> WHAT IS EXPECTED:
Your copy of the material below should match it exactly, except that it holds no pictures.

# START OF SOURCE EXCERPT

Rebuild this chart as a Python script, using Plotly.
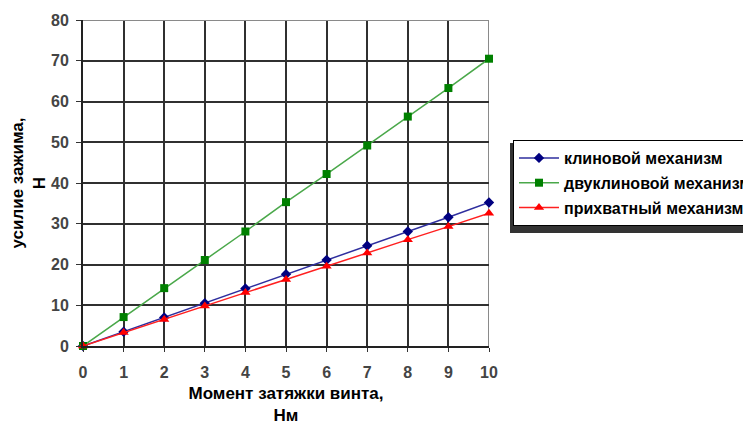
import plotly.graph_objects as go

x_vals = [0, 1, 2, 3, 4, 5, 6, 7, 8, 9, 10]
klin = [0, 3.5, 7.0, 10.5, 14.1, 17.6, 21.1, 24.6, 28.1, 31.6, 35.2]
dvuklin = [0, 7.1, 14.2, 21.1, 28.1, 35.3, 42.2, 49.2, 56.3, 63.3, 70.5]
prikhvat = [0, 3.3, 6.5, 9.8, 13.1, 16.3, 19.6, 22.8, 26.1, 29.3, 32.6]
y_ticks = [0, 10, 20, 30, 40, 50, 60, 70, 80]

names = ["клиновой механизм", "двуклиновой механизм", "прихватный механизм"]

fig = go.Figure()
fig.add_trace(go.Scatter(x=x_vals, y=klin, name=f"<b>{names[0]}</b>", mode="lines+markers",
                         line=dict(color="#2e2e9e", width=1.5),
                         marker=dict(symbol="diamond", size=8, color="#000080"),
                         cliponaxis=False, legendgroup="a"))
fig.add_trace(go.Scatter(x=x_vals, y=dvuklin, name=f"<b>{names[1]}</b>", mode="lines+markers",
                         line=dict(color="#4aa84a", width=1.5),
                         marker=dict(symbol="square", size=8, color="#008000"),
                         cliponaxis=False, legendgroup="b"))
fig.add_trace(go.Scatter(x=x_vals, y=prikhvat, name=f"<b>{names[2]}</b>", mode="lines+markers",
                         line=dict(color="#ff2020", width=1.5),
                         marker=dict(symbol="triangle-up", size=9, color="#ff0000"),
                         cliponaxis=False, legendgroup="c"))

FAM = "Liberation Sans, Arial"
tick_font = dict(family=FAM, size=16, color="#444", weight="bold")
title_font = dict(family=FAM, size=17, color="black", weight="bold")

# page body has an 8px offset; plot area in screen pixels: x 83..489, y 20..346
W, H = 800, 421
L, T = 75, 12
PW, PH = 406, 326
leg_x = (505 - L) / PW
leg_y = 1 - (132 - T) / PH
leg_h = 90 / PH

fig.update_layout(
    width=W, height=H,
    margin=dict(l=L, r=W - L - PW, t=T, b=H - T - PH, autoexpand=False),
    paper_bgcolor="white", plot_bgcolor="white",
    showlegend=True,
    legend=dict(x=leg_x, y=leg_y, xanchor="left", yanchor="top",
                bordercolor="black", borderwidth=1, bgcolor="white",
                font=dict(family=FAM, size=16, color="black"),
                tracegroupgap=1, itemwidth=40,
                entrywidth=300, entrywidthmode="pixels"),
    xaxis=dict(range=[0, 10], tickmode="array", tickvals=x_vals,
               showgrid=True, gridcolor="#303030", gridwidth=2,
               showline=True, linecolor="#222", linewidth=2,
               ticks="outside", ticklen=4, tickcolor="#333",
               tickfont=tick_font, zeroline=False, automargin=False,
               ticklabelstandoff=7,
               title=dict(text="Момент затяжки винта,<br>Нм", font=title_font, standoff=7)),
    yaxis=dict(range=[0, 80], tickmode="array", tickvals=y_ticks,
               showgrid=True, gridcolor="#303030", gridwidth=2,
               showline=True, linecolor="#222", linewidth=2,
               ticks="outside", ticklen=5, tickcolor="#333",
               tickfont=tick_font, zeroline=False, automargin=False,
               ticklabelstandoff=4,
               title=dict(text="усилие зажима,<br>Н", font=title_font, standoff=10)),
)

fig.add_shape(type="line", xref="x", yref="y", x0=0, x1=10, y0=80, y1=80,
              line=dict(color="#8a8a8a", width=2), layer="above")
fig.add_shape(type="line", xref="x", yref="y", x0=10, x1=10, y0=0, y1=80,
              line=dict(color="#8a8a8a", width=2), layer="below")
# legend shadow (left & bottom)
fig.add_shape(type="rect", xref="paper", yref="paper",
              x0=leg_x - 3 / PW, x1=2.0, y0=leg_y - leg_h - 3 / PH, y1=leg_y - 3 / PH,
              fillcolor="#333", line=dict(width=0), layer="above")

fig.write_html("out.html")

# END OF SOURCE EXCERPT

> CORRECT RESPONSE:
Rebuild this chart as a Python script, using Plotly.
import plotly.graph_objects as go

x_vals = [0, 1, 2, 3, 4, 5, 6, 7, 8, 9, 10]
klin = [0, 3.5, 7.0, 10.5, 14.1, 17.6, 21.1, 24.6, 28.1, 31.6, 35.2]
dvuklin = [0, 7.1, 14.2, 21.1, 28.1, 35.3, 42.2, 49.2, 56.3, 63.3, 70.5]
prikhvat = [0, 3.3, 6.5, 9.8, 13.1, 16.3, 19.6, 22.8, 26.1, 29.3, 32.6]
y_ticks = [0, 10, 20, 30, 40, 50, 60, 70, 80]

names = ["клиновой механизм", "двуклиновой механизм", "прихватный механизм"]

fig = go.Figure()
fig.add_trace(go.Scatter(x=x_vals, y=klin, name=f"<b>{names[0]}</b>", mode="lines+markers",
                         line=dict(color="#2e2e9e", width=1.5),
                         marker=dict(symbol="diamond", size=8, color="#000080"),
                         cliponaxis=False, legendgroup="a"))
fig.add_trace(go.Scatter(x=x_vals, y=dvuklin, name=f"<b>{names[1]}</b>", mode="lines+markers",
                         line=dict(color="#4aa84a", width=1.5),
                         marker=dict(symbol="square", size=8, color="#008000"),
                         cliponaxis=False, legendgroup="b"))
fig.add_trace(go.Scatter(x=x_vals, y=prikhvat, name=f"<b>{names[2]}</b>", mode="lines+markers",
                         line=dict(color="#ff2020", width=1.5),
                         marker=dict(symbol="triangle-up", size=9, color="#ff0000"),
                         cliponaxis=False, legendgroup="c"))

FAM = "Liberation Sans, Arial"
tick_font = dict(family=FAM, size=16, color="#444", weight="bold")
title_font = dict(family=FAM, size=17, color="black", weight="bold")

# page body has an 8px offset; plot area in screen pixels: x 83..489, y 20..346
W, H = 800, 421
L, T = 75, 12
PW, PH = 406, 326
leg_x = (505 - L) / PW
leg_y = 1 - (132 - T) / PH
leg_h = 90 / PH

fig.update_layout(
    width=W, height=H,
    margin=dict(l=L, r=W - L - PW, t=T, b=H - T - PH, autoexpand=False),
    paper_bgcolor="white", plot_bgcolor="white",
    showlegend=True,
    legend=dict(x=leg_x, y=leg_y, xanchor="left", yanchor="top",
                bordercolor="black", borderwidth=1, bgcolor="white",
                font=dict(family=FAM, size=16, color="black"),
                tracegroupgap=1, itemwidth=40,
                entrywidth=300, entrywidthmode="pixels"),
    xaxis=dict(range=[0, 10], tickmode="array", tickvals=x_vals,
               showgrid=True, gridcolor="#303030", gridwidth=2,
               showline=True, linecolor="#222", linewidth=2,
               ticks="outside", ticklen=4, tickcolor="#333",
               tickfont=tick_font, zeroline=False, automargin=False,
               ticklabelstandoff=7,
               title=dict(text="Момент затяжки винта,<br>Нм", font=title_font, standoff=7)),
    yaxis=dict(range=[0, 80], tickmode="array", tickvals=y_ticks,
               showgrid=True, gridcolor="#303030", gridwidth=2,
               showline=True, linecolor="#222", linewidth=2,
               ticks="outside", ticklen=5, tickcolor="#333",
               tickfont=tick_font, zeroline=False, automargin=False,
               ticklabelstandoff=4,
               title=dict(text="усилие зажима,<br>Н", font=title_font, standoff=10)),
)

fig.add_shape(type="line", xref="x", yref="y", x0=0, x1=10, y0=80, y1=80,
              line=dict(color="#8a8a8a", width=2), layer="above")
fig.add_shape(type="line", xref="x", yref="y", x0=10, x1=10, y0=0, y1=80,
              line=dict(color="#8a8a8a", width=2), layer="below")
# legend shadow (left & bottom)
fig.add_shape(type="rect", xref="paper", yref="paper",
              x0=leg_x - 3 / PW, x1=2.0, y0=leg_y - leg_h - 3 / PH, y1=leg_y - 3 / PH,
              fillcolor="#333", line=dict(width=0), layer="above")

fig.write_html("out.html")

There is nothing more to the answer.